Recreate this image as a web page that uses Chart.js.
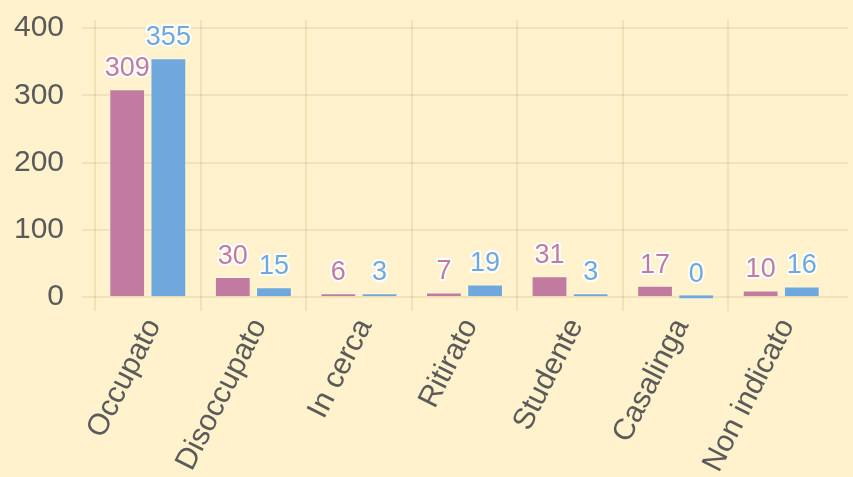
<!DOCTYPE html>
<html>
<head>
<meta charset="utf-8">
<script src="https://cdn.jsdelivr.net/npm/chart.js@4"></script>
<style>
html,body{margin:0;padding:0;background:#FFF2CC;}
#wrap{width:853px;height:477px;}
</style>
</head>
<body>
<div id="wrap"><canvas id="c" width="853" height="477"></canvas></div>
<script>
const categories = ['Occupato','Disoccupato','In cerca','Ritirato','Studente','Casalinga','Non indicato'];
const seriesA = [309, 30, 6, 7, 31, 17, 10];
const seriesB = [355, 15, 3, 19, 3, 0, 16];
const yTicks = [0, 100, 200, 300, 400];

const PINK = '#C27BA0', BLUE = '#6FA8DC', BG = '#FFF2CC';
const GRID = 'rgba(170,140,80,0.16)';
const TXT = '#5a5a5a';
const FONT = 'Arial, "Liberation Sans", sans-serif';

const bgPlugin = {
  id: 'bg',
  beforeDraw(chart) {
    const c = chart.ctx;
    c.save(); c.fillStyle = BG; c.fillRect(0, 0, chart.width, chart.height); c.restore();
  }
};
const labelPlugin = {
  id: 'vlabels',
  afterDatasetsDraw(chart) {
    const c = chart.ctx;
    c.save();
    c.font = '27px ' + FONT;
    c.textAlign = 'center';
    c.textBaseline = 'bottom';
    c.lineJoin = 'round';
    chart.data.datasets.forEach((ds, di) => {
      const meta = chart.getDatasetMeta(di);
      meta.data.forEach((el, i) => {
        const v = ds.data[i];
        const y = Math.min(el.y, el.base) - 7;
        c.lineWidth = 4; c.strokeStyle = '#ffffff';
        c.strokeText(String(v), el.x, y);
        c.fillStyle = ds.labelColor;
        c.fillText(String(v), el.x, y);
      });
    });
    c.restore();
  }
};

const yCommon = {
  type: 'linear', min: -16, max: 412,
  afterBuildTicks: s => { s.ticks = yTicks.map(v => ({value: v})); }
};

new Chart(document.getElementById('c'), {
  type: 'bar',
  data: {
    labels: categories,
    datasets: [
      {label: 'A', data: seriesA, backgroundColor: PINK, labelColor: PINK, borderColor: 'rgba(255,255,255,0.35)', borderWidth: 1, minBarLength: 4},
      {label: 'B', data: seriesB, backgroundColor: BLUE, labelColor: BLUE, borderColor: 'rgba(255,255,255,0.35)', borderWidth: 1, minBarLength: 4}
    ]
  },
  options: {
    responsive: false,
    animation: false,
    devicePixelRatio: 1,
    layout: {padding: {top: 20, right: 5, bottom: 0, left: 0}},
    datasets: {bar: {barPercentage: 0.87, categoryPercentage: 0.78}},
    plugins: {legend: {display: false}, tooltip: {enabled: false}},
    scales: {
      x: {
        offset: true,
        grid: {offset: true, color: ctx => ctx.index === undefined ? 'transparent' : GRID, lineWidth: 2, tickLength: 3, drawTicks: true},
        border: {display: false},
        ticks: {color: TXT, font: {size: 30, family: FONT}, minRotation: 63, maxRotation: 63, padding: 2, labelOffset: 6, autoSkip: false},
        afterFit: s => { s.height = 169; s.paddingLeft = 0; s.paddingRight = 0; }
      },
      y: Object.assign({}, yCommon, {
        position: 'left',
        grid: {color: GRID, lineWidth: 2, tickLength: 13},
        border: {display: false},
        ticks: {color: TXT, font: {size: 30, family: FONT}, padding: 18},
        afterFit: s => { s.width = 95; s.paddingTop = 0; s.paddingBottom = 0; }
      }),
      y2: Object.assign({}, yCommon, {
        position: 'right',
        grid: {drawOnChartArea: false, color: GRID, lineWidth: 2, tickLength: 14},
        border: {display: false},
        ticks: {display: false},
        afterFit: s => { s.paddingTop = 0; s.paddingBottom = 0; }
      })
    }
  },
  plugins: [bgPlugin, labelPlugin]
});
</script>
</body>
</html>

☆ ☆ ☆

§ Task
Repeat the material above word for word and skip every image in it.

§ Final result
Recreate this image as a web page that uses Chart.js.
<!DOCTYPE html>
<html>
<head>
<meta charset="utf-8">
<script src="https://cdn.jsdelivr.net/npm/chart.js@4"></script>
<style>
html,body{margin:0;padding:0;background:#FFF2CC;}
#wrap{width:853px;height:477px;}
</style>
</head>
<body>
<div id="wrap"><canvas id="c" width="853" height="477"></canvas></div>
<script>
const categories = ['Occupato','Disoccupato','In cerca','Ritirato','Studente','Casalinga','Non indicato'];
const seriesA = [309, 30, 6, 7, 31, 17, 10];
const seriesB = [355, 15, 3, 19, 3, 0, 16];
const yTicks = [0, 100, 200, 300, 400];

const PINK = '#C27BA0', BLUE = '#6FA8DC', BG = '#FFF2CC';
const GRID = 'rgba(170,140,80,0.16)';
const TXT = '#5a5a5a';
const FONT = 'Arial, "Liberation Sans", sans-serif';

const bgPlugin = {
  id: 'bg',
  beforeDraw(chart) {
    const c = chart.ctx;
    c.save(); c.fillStyle = BG; c.fillRect(0, 0, chart.width, chart.height); c.restore();
  }
};
const labelPlugin = {
  id: 'vlabels',
  afterDatasetsDraw(chart) {
    const c = chart.ctx;
    c.save();
    c.font = '27px ' + FONT;
    c.textAlign = 'center';
    c.textBaseline = 'bottom';
    c.lineJoin = 'round';
    chart.data.datasets.forEach((ds, di) => {
      const meta = chart.getDatasetMeta(di);
      meta.data.forEach((el, i) => {
        const v = ds.data[i];
        const y = Math.min(el.y, el.base) - 7;
        c.lineWidth = 4; c.strokeStyle = '#ffffff';
        c.strokeText(String(v), el.x, y);
        c.fillStyle = ds.labelColor;
        c.fillText(String(v), el.x, y);
      });
    });
    c.restore();
  }
};

const yCommon = {
  type: 'linear', min: -16, max: 412,
  afterBuildTicks: s => { s.ticks = yTicks.map(v => ({value: v})); }
};

new Chart(document.getElementById('c'), {
  type: 'bar',
  data: {
    labels: categories,
    datasets: [
      {label: 'A', data: seriesA, backgroundColor: PINK, labelColor: PINK, borderColor: 'rgba(255,255,255,0.35)', borderWidth: 1, minBarLength: 4},
      {label: 'B', data: seriesB, backgroundColor: BLUE, labelColor: BLUE, borderColor: 'rgba(255,255,255,0.35)', borderWidth: 1, minBarLength: 4}
    ]
  },
  options: {
    responsive: false,
    animation: false,
    devicePixelRatio: 1,
    layout: {padding: {top: 20, right: 5, bottom: 0, left: 0}},
    datasets: {bar: {barPercentage: 0.87, categoryPercentage: 0.78}},
    plugins: {legend: {display: false}, tooltip: {enabled: false}},
    scales: {
      x: {
        offset: true,
        grid: {offset: true, color: ctx => ctx.index === undefined ? 'transparent' : GRID, lineWidth: 2, tickLength: 3, drawTicks: true},
        border: {display: false},
        ticks: {color: TXT, font: {size: 30, family: FONT}, minRotation: 63, maxRotation: 63, padding: 2, labelOffset: 6, autoSkip: false},
        afterFit: s => { s.height = 169; s.paddingLeft = 0; s.paddingRight = 0; }
      },
      y: Object.assign({}, yCommon, {
        position: 'left',
        grid: {color: GRID, lineWidth: 2, tickLength: 13},
        border: {display: false},
        ticks: {color: TXT, font: {size: 30, family: FONT}, padding: 18},
        afterFit: s => { s.width = 95; s.paddingTop = 0; s.paddingBottom = 0; }
      }),
      y2: Object.assign({}, yCommon, {
        position: 'right',
        grid: {drawOnChartArea: false, color: GRID, lineWidth: 2, tickLength: 14},
        border: {display: false},
        ticks: {display: false},
        afterFit: s => { s.paddingTop = 0; s.paddingBottom = 0; }
      })
    }
  },
  plugins: [bgPlugin, labelPlugin]
});
</script>
</body>
</html>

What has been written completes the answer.